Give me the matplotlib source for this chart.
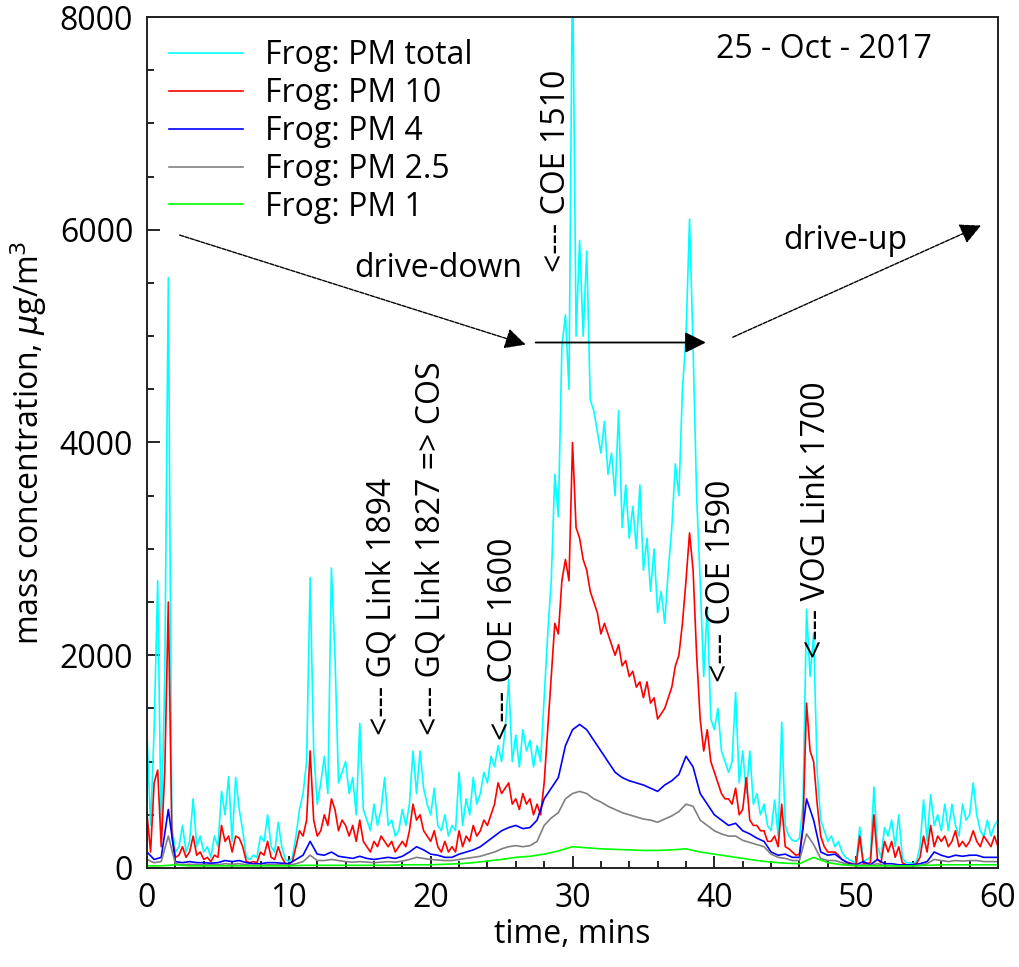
import numpy as np
import matplotlib
matplotlib.use('Agg')
import matplotlib.pyplot as plt
from matplotlib.ticker import MultipleLocator

plt.rcParams['font.family'] = ['Open Sans', 'DejaVu Sans']

# time grids, minutes
t_fine = np.arange(0, 60.001, 0.25)
t_mid = np.arange(0, 60.001, 0.5)
t_coarse = np.arange(0, 60.001, 1.0)

# Frog: PM total, every 0.25 min (one row = 5 min)
pm_total = [
    1250, 400, 1300, 2700, 300, 1800, 5550, 400, 150, 200, 400, 150, 250, 650, 200, 300, 150, 200, 100, 300,
    200, 720, 500, 860, 250, 850, 550, 350, 100, 80, 120, 100, 300, 250, 500, 200, 150, 430, 200, 80,
    60, 100, 300, 550, 700, 1000, 2730, 1100, 600, 800, 1050, 700, 2820, 2000, 800, 900, 1000, 700, 850, 500,
    1360, 550, 450, 350, 600, 400, 550, 850, 400, 450, 300, 350, 550, 400, 600, 1100, 700, 1100, 750, 600,
    500, 750, 400, 350, 500, 300, 400, 350, 900, 400, 650, 500, 850, 600, 700, 900, 800, 1050, 950, 1150,
    1000, 1300, 1770, 1000, 1250, 950, 1300, 1100, 1200, 950, 1150, 1000, 1600, 2200, 2700, 3700, 3300, 4900, 5200, 4500,
    8600, 5000, 5900, 5000, 5800, 4400, 4300, 4100, 3900, 4200, 3700, 3900, 3500, 4300, 3200, 3600, 3100, 3400, 3000, 3600,
    2800, 3100, 2600, 3000, 2400, 2600, 2300, 2800, 3200, 3800, 3500, 4500, 5000, 6100, 4900, 3500, 2700, 1800, 2450, 1400,
    1300, 1500, 1100, 1000, 900, 1000, 1650, 800, 1100, 700, 1100, 600, 700, 500, 600, 400, 350, 640, 300, 1370,
    400, 300, 260, 250, 280, 600, 2430, 1800, 2200, 900, 450, 350, 250, 300, 200, 250, 150, 100, 80, 60,
    50, 385, 60, 80, 100, 760, 200, 100, 380, 300, 450, 200, 500, 100, 50, 50, 40, 60, 200, 640,
    250, 690, 400, 500, 350, 600, 350, 600, 400, 300, 600, 450, 500, 800, 500, 350, 300, 450, 300, 400,
    450]

# Frog: PM 10, every 0.25 min
pm10 = [
    500, 150, 800, 920, 200, 900, 2500, 300, 100, 120, 200, 100, 150, 300, 120, 150, 80, 100, 60, 120,
    100, 400, 250, 300, 150, 300, 280, 200, 60, 50, 60, 50, 150, 120, 250, 100, 80, 200, 100, 40,
    40, 60, 200, 350, 300, 450, 1100, 450, 300, 350, 500, 400, 650, 550, 350, 450, 400, 300, 400, 250,
    450, 250, 200, 150, 250, 200, 300, 250, 200, 250, 150, 200, 250, 200, 350, 600, 450, 500, 350, 300,
    250, 350, 200, 150, 250, 150, 200, 150, 350, 200, 300, 250, 400, 300, 350, 450, 400, 500, 600, 800,
    700, 750, 800, 600, 650, 550, 700, 600, 650, 500, 600, 500, 800, 1300, 1800, 2300, 2200, 2700, 2900, 2700,
    4000, 3200, 3100, 2900, 2800, 2600, 2500, 2400, 2200, 2300, 2200, 2100, 2000, 2100, 1900, 1950, 1800, 1850, 1700, 1750,
    1600, 1750, 1550, 1600, 1400, 1450, 1500, 1600, 1700, 1900, 2000, 2300, 2700, 3150, 2800, 2000, 1400, 1100, 1300, 1000,
    900, 800, 700, 650, 650, 600, 750, 500, 550, 850, 450, 400, 400, 350, 350, 250, 250, 300, 200, 600,
    200, 180, 150, 120, 130, 400, 1550, 1100, 1000, 600, 300, 200, 150, 150, 150, 120, 80, 60, 50, 40,
    30, 300, 40, 40, 50, 500, 80, 50, 250, 150, 250, 100, 200, 50, 30, 30, 30, 40, 100, 300,
    150, 400, 200, 300, 250, 300, 200, 250, 350, 200, 250, 200, 250, 350, 250, 200, 300, 250, 200, 300,
    200]

# Frog: PM 4, every 0.5 min
pm4 = [
    150, 80, 100, 550, 60, 50, 60, 50, 50, 45,
    50, 70, 60, 70, 50, 40, 40, 50, 50, 45,
    40, 80, 120, 250, 130, 120, 150, 110, 100, 90,
    110, 90, 80, 90, 100, 90, 110, 150, 200, 170,
    130, 120, 100, 100, 130, 150, 170, 200, 250, 300,
    350, 380, 400, 370, 380, 450, 650, 750, 850, 1150,
    1300, 1350, 1300, 1200, 1100, 1000, 900, 850, 820, 800,
    780, 750, 720, 780, 820, 880, 1050, 950, 700, 600,
    500, 450, 400, 420, 350, 320, 280, 250, 150, 120,
    130, 100, 100, 650, 450, 150, 120, 130, 80, 40,
    30, 60, 30, 80, 40, 40, 30, 30, 30, 40,
    60, 150, 120, 100, 120, 110, 120, 120, 100, 100,
    100]

# Frog: PM 2.5, every 0.5 min
pm25 = [
    80, 50, 60, 300, 40, 30, 35, 30, 30, 30,
    30, 40, 35, 40, 30, 25, 25, 30, 30, 30,
    25, 40, 60, 120, 70, 70, 80, 70, 60, 55,
    60, 55, 50, 55, 60, 55, 65, 80, 100, 90,
    80, 75, 70, 70, 80, 90, 100, 110, 130, 150,
    180, 200, 210, 200, 210, 250, 400, 470, 520, 650,
    700, 720, 700, 650, 620, 580, 550, 520, 500, 480,
    460, 450, 430, 460, 490, 530, 600, 580, 450, 400,
    350, 320, 300, 300, 260, 240, 220, 200, 130, 100,
    90, 70, 70, 320, 220, 90, 70, 70, 50, 30,
    25, 30, 25, 40, 25, 25, 20, 20, 20, 25,
    40, 80, 70, 60, 70, 65, 70, 70, 60, 60,
    60]

# Frog: PM 1, every 1 min
pm1 = [
    20, 20, 30, 20, 20, 20, 20, 20, 20, 20,
    20, 25, 25, 25, 25, 25, 25, 25, 30, 30,
    30, 35, 40, 50, 65, 80, 100, 110, 130, 160,
    200, 190, 180, 175, 170, 165, 165, 170, 180, 150,
    130, 110, 90, 70, 55, 45, 40, 100, 50, 30,
    20, 20, 20, 20, 20, 25, 30, 30, 30, 30,
    30]

# vertical site notes: (time, level, text)
notes = [
    (16.6, 1250, '<--- GQ Link 1894'),
    (20.0, 1250, '<--- GQ Link 1827 => COS'),
    (25.1, 1200, '<--- COE 1600'),
    (28.9, 5600, '<--- COE 1510'),
    (40.5, 1750, '<--- COE 1590'),
    (47.2, 1970, '<--- VOG Link 1700'),
]

fs = 23

fig = plt.figure(figsize=(10.19, 9.67), dpi=100)
ax = fig.add_axes([0.1443, 0.1024, 0.8351, 0.8800])

ax.plot(t_fine, pm_total, color='#00ffff', lw=1.2, label='Frog: PM total')
ax.plot(t_fine, pm10, color='#ff0000', lw=1.2, label='Frog: PM 10')
ax.plot(t_mid, pm4, color='#0000ff', lw=1.2, label='Frog: PM 4')
ax.plot(t_mid, pm25, color='#808080', lw=1.2, label='Frog: PM 2.5')
ax.plot(t_coarse, pm1, color='#00ff00', lw=1.2, label='Frog: PM 1')

ax.set_xlim(0, 60)
ax.set_ylim(0, 8000)
ax.xaxis.set_major_locator(MultipleLocator(10))
ax.xaxis.set_minor_locator(MultipleLocator(2))
ax.yaxis.set_major_locator(MultipleLocator(2000))
ax.yaxis.set_minor_locator(MultipleLocator(500))
ax.tick_params(which='both', direction='in', labelsize=fs, top=False, right=False)
ax.tick_params(which='major', length=9, width=1.2, pad=10)
ax.tick_params(which='minor', length=5, width=1.2)
for s in ax.spines.values():
    s.set_linewidth(1.4)
    s.set_color('#222222')

ax.set_xlabel('time, mins', fontsize=fs, labelpad=2)
ax.set_ylabel(r'mass concentration, $\mu$g/m$^3$', fontsize=fs, labelpad=8)

for x, y, s in notes:
    ax.text(x, y, s, rotation=90, ha='center', va='bottom', fontsize=fs)

ax.text(47.7, 7690, '25 - Oct - 2017', ha='center', va='center', fontsize=fs)
ax.text(20.5, 5640, 'drive-down', ha='center', va='center', fontsize=fs)
ax.text(49.2, 5900, 'drive-up', ha='center', va='center', fontsize=fs)

# drive arrows
ax.annotate('', xy=(26.7, 4920), xytext=(2.3, 5950),
            arrowprops=dict(arrowstyle='-|>', mutation_scale=32, lw=1.0,
                            color='black', linestyle=(0, (3, 1)), shrinkA=0, shrinkB=0))
ax.annotate('', xy=(39.4, 4940), xytext=(27.4, 4940),
            arrowprops=dict(arrowstyle='-|>', mutation_scale=32, lw=1.3,
                            color='black', shrinkA=0, shrinkB=0))
ax.annotate('', xy=(58.8, 6040), xytext=(41.3, 4990),
            arrowprops=dict(arrowstyle='-|>', mutation_scale=32, lw=1.0,
                            color='black', linestyle=(0, (3, 1)), shrinkA=0, shrinkB=0))

ax.legend(loc='upper left', frameon=False, fontsize=fs, handlelength=2.3,
          handletextpad=0.7, labelspacing=0.15, borderaxespad=0.3)

fig.savefig('out.png', dpi=100)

____

THE TASK ::
Write out an exact copy of the listing, first line through the line containing "t_coarse = np.arange(0, 60.001, 1.0)", with the pictures left out.

RIGHT ANSWER ::
Give me the matplotlib source for this chart.
import numpy as np
import matplotlib
matplotlib.use('Agg')
import matplotlib.pyplot as plt
from matplotlib.ticker import MultipleLocator

plt.rcParams['font.family'] = ['Open Sans', 'DejaVu Sans']

# time grids, minutes
t_fine = np.arange(0, 60.001, 0.25)
t_mid = np.arange(0, 60.001, 0.5)
t_coarse = np.arange(0, 60.001, 1.0)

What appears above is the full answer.